Many people said they had to walk more than a kilometre from the venue to access their mobile networks.
However, West Bengal Inspector General of Police (law and order) Raj Kanojia told IANS: “I don’t know about any phone jammers. I had been talking to my personnel posted at Singur since morning without any difficulties.”
Moreover, power supply was disrupted about five times at the agitation site.
Progressive Indira Congress chief Somen Mitra told the gathering: “This is a conspiracy against us. But the Communist Party of India-Marxist (CPI-M) does not know that they cannot stop people’s movement like this. The message of this movement will reach out to people across West Bengal.”

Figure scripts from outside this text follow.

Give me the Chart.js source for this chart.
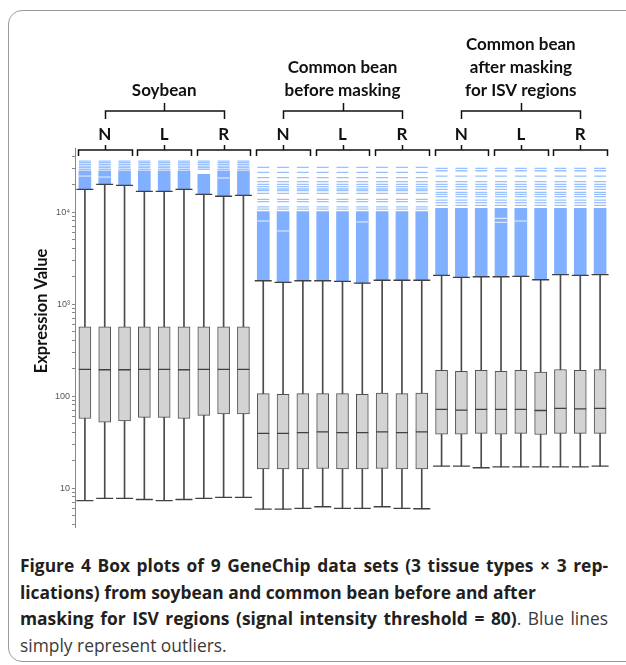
<!DOCTYPE html>
<html>
<head>
<meta charset="utf-8">
<script src="https://cdn.jsdelivr.net/npm/chart.js@4.4.0/dist/chart.umd.min.js"></script>
<style>
html, body { margin: 0; padding: 0; background: #fff; }
body { width: 626px; height: 665px; overflow: hidden; position: relative; font-family: "Open Sans", sans-serif; }
#frame { position: absolute; left: 8px; top: 10px; width: 660px; height: 650px; border: 1px solid #9a9a9a; border-radius: 14px; }
#wrap { position: absolute; left: 0; top: 0; width: 626px; height: 540px; }
#caption { position: absolute; left: 20px; top: 552px; width: 588px; font-size: 17.4px; line-height: 26.5px; color: #231f20; }
#caption div { white-space: nowrap; }
.j { text-align: justify; text-align-last: justify; }
.plain { color: #3a3a3a; font-weight: 400; }
</style>
</head>
<body>
<div id="frame"></div>
<div id="wrap"><canvas id="boxChart"></canvas></div>
<div id="caption">
  <div class="j"><b>Figure 4 Box plots of 9 GeneChip data sets (3 tissue types × 3 rep-</b></div>
  <div><b>lications) from soybean and common bean before and after</b></div>
  <div class="j"><b>masking for ISV regions (signal intensity threshold = 80)</b><span class="plain">. Blue lines</span></div>
  <div class="plain">simply represent outliers.</div>
</div>

<script>
// Groups and tissue types shown above the boxes
const groups = [
    ['Soybean'],
    ['Common bean', 'before masking'],
    ['Common bean', 'after masking', 'for ISV regions']
];
const tissues = ['N', 'L', 'R'];

// One box per GeneChip data set
const labels = [
    'Soy N1', 'Soy N2', 'Soy N3', 'Soy L1', 'Soy L2', 'Soy L3', 'Soy R1', 'Soy R2', 'Soy R3',
    'CB N1', 'CB N2', 'CB N3', 'CB L1', 'CB L2', 'CB L3', 'CB R1', 'CB R2', 'CB R3',
    'CBm N1', 'CBm N2', 'CBm N3', 'CBm L1', 'CBm L2', 'CBm L3', 'CBm R1', 'CBm R2', 'CBm R3'
];

// Box plot statistics (expression values)
const lowerWhisker = [7.3, 7.7, 7.7, 7.5, 7.3, 7.5, 7.7, 7.9, 7.9,
    5.9, 5.9, 6.0, 6.26, 6.0, 6.0, 6.26, 6.0, 5.95,
    17.3, 17.3, 16.6, 17.0, 17.0, 17.0, 17.0, 17.0, 17.3];
const q1 = [57, 52, 53.5, 58.7, 58.7, 57, 61.7, 63.7, 63.7,
    16.1, 16.1, 16.1, 16.3, 16.1, 16.1, 16.3, 16.1, 16.1,
    38.6, 38.6, 39.3, 38.6, 39.3, 38.2, 39.3, 39.3, 39.3];
const median = [195, 193, 193, 195, 195, 193, 195, 195, 195,
    39.3, 39.3, 40, 40.8, 40, 40, 40.8, 40, 40.8,
    71.7, 70.2, 71.7, 71.7, 71.7, 69.6, 73.4, 72.6, 73.4];
const q3 = [566, 566, 566, 566, 566, 566, 566, 566, 566,
    106, 104, 106, 106, 106, 104, 107.6, 106, 107.6,
    190, 185, 190, 185, 190, 182, 194, 190, 194];
const upperWhisker = [17660, 20000, 19500, 16800, 16800, 17660, 15570, 14830, 15200,
    1790, 1722, 1790, 1790, 1766, 1690, 1812, 1812, 1812,
    2050, 1950, 1980, 1980, 1995, 1836, 2085, 2050, 2085];

// Outliers: dense band above the whisker, then separate outlier lines per group
const denseTop = [28000, 28000, 28000, 28000, 28000, 28000, 25700, 28000, 28000,
    10100, 10100, 10100, 10100, 10100, 10100, 10100, 10100, 10100,
    10950, 10950, 10950, 10950, 10950, 10950, 10950, 10950, 10950];
const soyOutliers = [35800, 34350, 33000, 31600, 30350, 29100];
const beforeOutliers = [30600, 26980, 23600, 21350, 20000, 18850, 17800, 17050, 15960, 13750, 12950, 11400, 10750];
const afterOutliers = [29800, 28100, 24600, 21350, 20000, 18850, 17660, 16370, 15570, 14680, 13500, 12620, 11800];
const outlierLevels = [soyOutliers, beforeOutliers, afterOutliers];

// White gaps inside the dense outlier bands: [box index, value]
const gapLines = [[0, 24600], [1, 24000], [7, 23400], [9, 7980], [10, 6220], [14, 7800], [21, 8540], [21, 7730], [22, 7980]];

// Y axis ticks
const majorTicks = [10, 100, 1000, 10000];
const majorTickLabels = ['10', '100', '10³', '10⁴'];
const yMin = 3.77;
const yMax = 49640;

const blue = 'rgb(128, 176, 255)';

let boxChart;

document.addEventListener('DOMContentLoaded', function() {
    fitCaption();
    initializeChart();
});

// Tighten justified caption lines that do not fit the caption width
function fitCaption() {
    document.querySelectorAll('#caption .j').forEach(function(line) {
        let ls = 0;
        while (line.scrollWidth > line.clientWidth && ls > -1.5) {
            ls -= 0.05;
            line.style.letterSpacing = ls + 'px';
        }
    });
}

// Draw bracket: horizontal line with hooks down at both ends and a tick up in the middle
function bracket(ctx, a, b, c, y, down, up) {
    ctx.beginPath();
    ctx.moveTo(a, y + down);
    ctx.lineTo(a, y);
    ctx.lineTo(b, y);
    ctx.lineTo(b, y + down);
    ctx.moveTo(c, y);
    ctx.lineTo(c, y - up);
    ctx.stroke();
}

const annotations = {
    id: 'annotations',
    afterDraw(chart) {
        const ctx = chart.ctx;
        const x = chart.scales.x;
        const top = chart.chartArea.top;
        ctx.save();
        ctx.strokeStyle = '#111';
        ctx.fillStyle = '#111';
        ctx.lineWidth = 1.5;
        ctx.textAlign = 'center';
        ctx.textBaseline = 'middle';
        ctx.font = 'bold 17px Lato';

        // tissue brackets
        for (let t = 0; t < 9; t++) {
            const a = x.getPixelForValue(t * 3) - 7;
            const b = x.getPixelForValue(t * 3 + 2) + 7;
            const c = x.getPixelForValue(t * 3 + 1);
            bracket(ctx, Math.round(a) + 0.5, Math.round(b) + 0.5, Math.round(c) + 0.5, top + 2, 6, 5);
            ctx.fillText(tissues[t % 3], c, top - 13);
        }

        // group brackets and titles
        groups.forEach(function(lines, g) {
            const a = x.getPixelForValue(g * 9 + 1);
            const b = x.getPixelForValue(g * 9 + 7);
            const c = x.getPixelForValue(g * 9 + 4);
            bracket(ctx, Math.round(a) + 0.5, Math.round(b) + 0.5, Math.round(c) + 0.5, top - 37, 8, 8);
            lines.forEach(function(s, k) {
                ctx.fillText(s, c, top - 57 - (lines.length - 1 - k) * 23);
            });
        });

        // y axis title
        ctx.font = 'bold 16.5px Lato';
        ctx.translate(42, 311);
        ctx.rotate(-Math.PI / 2);
        ctx.fillText('Expression Value', 0, 0);
        ctx.restore();
    }
};

function initializeChart() {
    const outlierPoints = [];
    labels.forEach(function(label, i) {
        outlierLevels[Math.floor(i / 9)].forEach(function(v) {
            outlierPoints.push({ x: label, y: v });
        });
    });
    const gapPoints = gapLines.map(function(g) { return { x: labels[g[0]], y: g[1] }; });
    const capPoints = labels.map(function(label, i) { return { x: label, y: lowerWhisker[i] }; })
        .concat(labels.map(function(label, i) { return { x: label, y: upperWhisker[i] }; }));

    const ctx = document.getElementById('boxChart').getContext('2d');
    boxChart = new Chart(ctx, {
        type: 'bar',
        data: {
            labels: labels,
            datasets: [
                {
                    label: 'Outlier band',
                    data: upperWhisker.map(function(v, i) { return [v, denseTop[i]]; }),
                    backgroundColor: blue,
                    barThickness: 12,
                    grouped: false,
                    order: 6
                },
                {
                    type: 'line',
                    label: 'Outliers',
                    data: outlierPoints,
                    showLine: false,
                    pointStyle: 'line',
                    pointRadius: 6,
                    pointBorderColor: 'rgba(128, 176, 255, 0.8)',
                    pointBorderWidth: 1.3,
                    order: 5
                },
                {
                    type: 'line',
                    label: 'Gaps',
                    data: gapPoints,
                    showLine: false,
                    pointStyle: 'line',
                    pointRadius: 6,
                    pointBorderColor: 'rgba(255, 255, 255, 0.85)',
                    pointBorderWidth: 1,
                    order: 4
                },
                {
                    label: 'Whiskers',
                    data: lowerWhisker.map(function(v, i) { return [v, upperWhisker[i]]; }),
                    backgroundColor: '#4a4a4a',
                    barThickness: 1,
                    grouped: false,
                    order: 3
                },
                {
                    label: 'Box',
                    data: q1.map(function(v, i) { return [v, q3[i]]; }),
                    backgroundColor: '#d3d3d3',
                    borderColor: '#505050',
                    borderWidth: 1,
                    borderSkipped: false,
                    barThickness: 12,
                    grouped: false,
                    order: 2
                },
                {
                    type: 'line',
                    label: 'Median',
                    data: median,
                    showLine: false,
                    pointStyle: 'line',
                    pointRadius: 6,
                    pointBorderColor: '#404040',
                    pointBorderWidth: 1.3,
                    order: 1
                },
                {
                    type: 'line',
                    label: 'Whisker caps',
                    data: capPoints,
                    showLine: false,
                    pointStyle: 'line',
                    pointRadius: 8.5,
                    pointBorderColor: '#404040',
                    pointBorderWidth: 1.3,
                    order: 1
                }
            ]
        },
        options: {
            responsive: true,
            maintainAspectRatio: false,
            animation: false,
            events: [],
            layout: {
                padding: { top: 148, bottom: 13, left: 0, right: 16 }
            },
            plugins: {
                legend: { display: false },
                tooltip: { enabled: false }
            },
            scales: {
                x: {
                    display: false,
                    offset: true
                },
                y: {
                    type: 'logarithmic',
                    min: yMin,
                    max: yMax,
                    afterFit: function(scale) {
                        scale.width = 75;
                    },
                    afterBuildTicks: function(scale) {
                        const ticks = [];
                        [1].concat(majorTicks).forEach(function(d) {
                            for (let m = 1; m < 10; m++) {
                                const v = d * m;
                                if (v >= yMin && v <= yMax) ticks.push({ value: v });
                            }
                        });
                        scale.ticks = ticks;
                    },
                    ticks: {
                        autoSkip: false,
                        padding: 2,
                        color: '#555',
                        font: { family: 'Liberation Sans', size: 9 },
                        callback: function(value) {
                            const k = majorTicks.indexOf(value);
                            return k >= 0 ? majorTickLabels[k] : '';
                        }
                    },
                    grid: {
                        drawOnChartArea: false,
                        drawTicks: true,
                        tickLength: 3,
                        color: '#888'
                    },
                    border: { display: true, color: '#888', width: 1 }
                }
            }
        },
        plugins: [annotations]
    });
}
</script>
</body>
</html>
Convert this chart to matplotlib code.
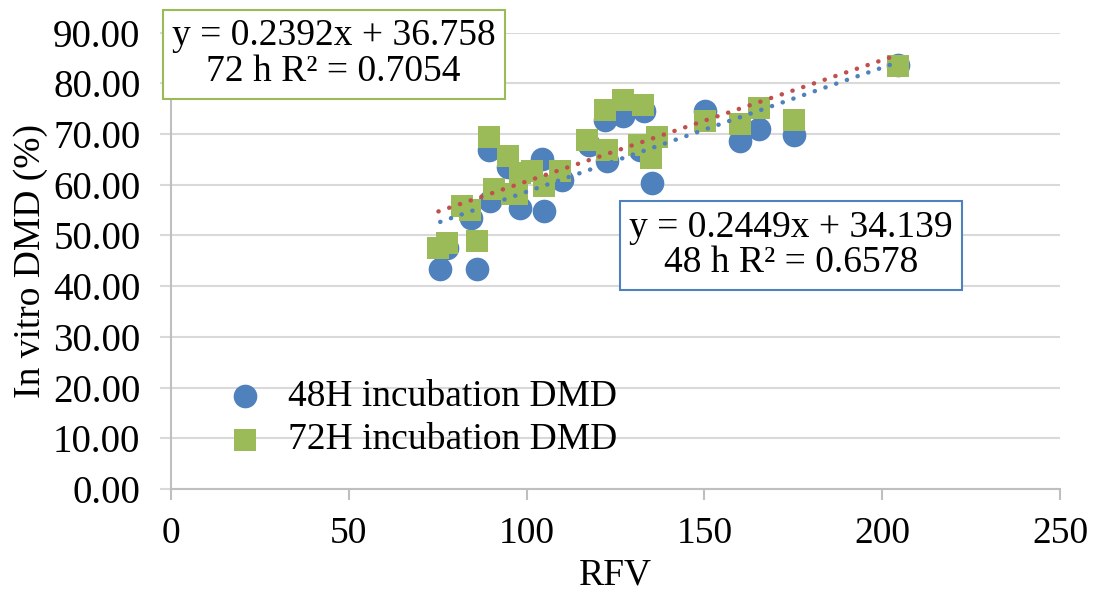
import numpy as np
import matplotlib.pyplot as plt

plt.rcParams['font.family'] = ['Liberation Serif', 'DejaVu Serif']

# 48 h incubation (RFV, DMD %)
rfv_48 = [75.7, 77.5, 84.4, 86.0, 89.5, 89.7, 94.9, 98.2, 104.2, 104.8, 109.9,
          117.4, 122.1, 122.6, 127.2, 131.9, 132.9, 135.2, 150.2, 160.1, 165.4,
          175.2, 204.3]
dmd_48 = [43.3, 47.6, 53.5, 43.3, 66.9, 56.8, 63.6, 55.4, 65.0, 54.8, 61.0,
          67.9, 72.8, 64.6, 73.5, 66.9, 74.5, 60.4, 74.5, 68.6, 71.0,
          69.9, 83.7]

# 72 h incubation (RFV, DMD %)
rfv_72 = [75.2, 77.7, 81.8, 84.1, 86.0, 89.5, 90.7, 94.7, 95.8, 97.2, 98.2,
          101.5, 104.8, 109.4, 117.1, 122.1, 122.6, 127.2, 131.7, 132.6,
          134.9, 136.6, 150.2, 159.9, 165.4, 175.2, 204.3]
dmd_72 = [47.6, 48.6, 55.8, 55.1, 48.9, 69.5, 59.1, 65.6, 58.1, 58.1, 62.4,
          62.7, 59.7, 62.7, 68.9, 74.8, 66.9, 76.8, 67.9, 75.8,
          65.3, 69.5, 72.5, 71.9, 75.1, 72.8, 83.5]

# linear trendlines as printed on the chart
slope_48, icpt_48 = 0.2449, 34.139
slope_72, icpt_72 = 0.2392, 36.758

blue = '#4F81BD'
green = '#9BBB59'
red = '#C0504D'
grid_gray = '#D9D9D9'
fs = 27

fig = plt.figure(figsize=(10.94, 6.01), dpi=100)
ax = fig.add_axes([0.1563, 0.1864, 0.8127, 0.7592])

ax.scatter(rfv_48, dmd_48, s=290, marker='o', color=blue, linewidths=0,
           label='48H incubation DMD', zorder=3)
ax.scatter(rfv_72, dmd_72, s=260, marker='s', color=green, linewidths=0,
           label='72H incubation DMD', zorder=4)

dots = (0, (0.05, 2.5))
xs = np.array([min(rfv_48), max(rfv_48)])
ax.plot(xs, slope_48 * xs + icpt_48, linestyle=dots, color=blue,
        lw=3.2, dash_capstyle='round', zorder=5)
xs = np.array([min(rfv_72), max(rfv_72)])
ax.plot(xs, slope_72 * xs + icpt_72, linestyle=dots, color=red,
        lw=3.2, dash_capstyle='round', zorder=5)

ax.set_xlim(0, 250)
ax.set_ylim(0, 90)
ax.set_xticks(range(0, 251, 50))
ax.set_yticks(range(0, 91, 10))
ax.yaxis.set_major_formatter(plt.FuncFormatter(lambda v, p: f'{v:.2f}'))
ax.grid(axis='y', color=grid_gray, lw=1.5)
ax.set_axisbelow(True)
for side in ['top', 'right']:
    ax.spines[side].set_visible(False)
for side in ['left', 'bottom']:
    ax.spines[side].set_color('#BFBFBF')
    ax.spines[side].set_linewidth(1.5)
ax.tick_params(axis='y', length=8, width=1.5, color=grid_gray, labelsize=28, pad=14)
ax.tick_params(axis='x', length=8, width=1.5, color='#BFBFBF', labelsize=fs, pad=12)

ax.set_xlabel('RFV', fontsize=fs, labelpad=5)
ax.set_ylabel('In vitro DMD (%)', fontsize=fs, labelpad=4)

ax.legend(loc='center left', bbox_to_anchor=(0.041, 0.155), frameon=False,
          fontsize=fs, handletextpad=0.15, handlelength=2.0,
          labelspacing=0.25, borderpad=0, borderaxespad=0)

ax.text(0.183, 0.953, 'y = 0.2392x + 36.758\n72 h R² = 0.7054',
        transform=ax.transAxes, fontsize=fs, ha='center', va='center',
        multialignment='center', linespacing=1.05,
        bbox=dict(boxstyle='square,pad=0.25', fc='white', ec=green, lw=1.5))
ax.text(0.697, 0.534, 'y = 0.2449x + 34.139\n48 h R² = 0.6578',
        transform=ax.transAxes, fontsize=fs, ha='center', va='center',
        multialignment='center', linespacing=1.05,
        bbox=dict(boxstyle='square,pad=0.25', fc='white', ec=blue, lw=1.5))

fig.savefig('out.png', dpi=100)
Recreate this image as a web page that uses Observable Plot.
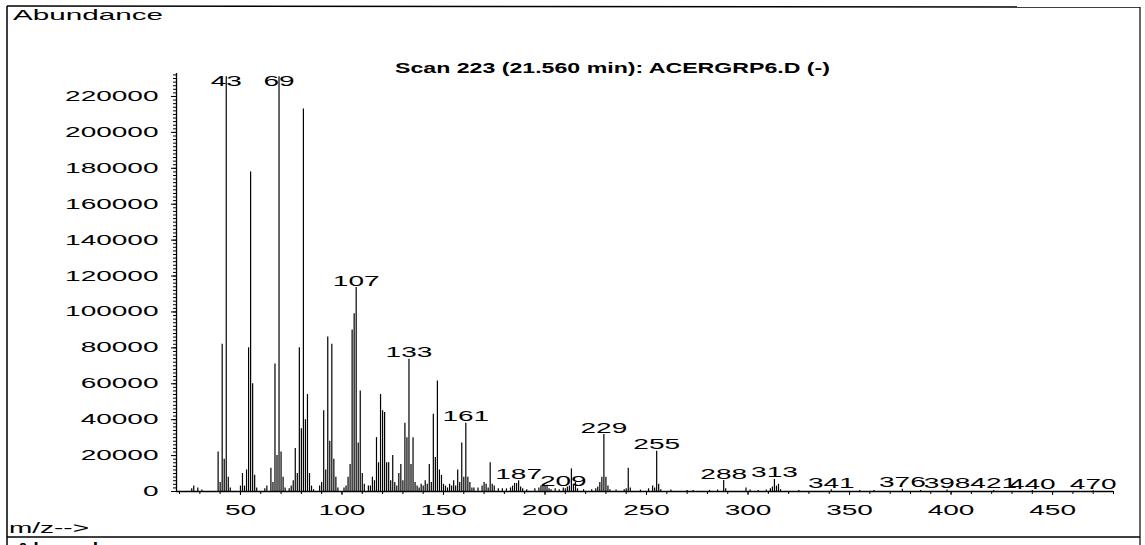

Banerjee too said: “CPI-M cadres will try to thwart our movement. We have to be careful so that we don’t fall into their trap.”
Thousands of people arrived at Singur, in Hooghly district and about 40 km from Kolkata, since early morning braving the scorching heat to observe the indefinite agitation in front of the Tata Motors small car factory along with the Krishijami Jiban Jibika Raksha Committee, backed by the state’s main opposition party Trinamool Congress.
The committee has called for the indefinite agitation at the Tata Motors factory which is set to roll out the world’s cheapest car Nano.
Their demand to the Left Front government is to return to farmers the 400 acres of farmland, out of total 997.11 acre, taken for building ancillary industries adjacent to the main plant.
Men and women, old and young poured in at the 21 agitation camps in trucks and rickshaw vans and gathered at the nearby Durgapur Expressway.
There were at least five mass organisations and 16 political parties, including Trinamool Congress, Party of Democratic Socialism (PDS), Progressive Indira Congress and Socialist Unity Centre of India (SUCI) participating in the protests.
As a result, the expressway was clogged and closed down, causing difficulties to people.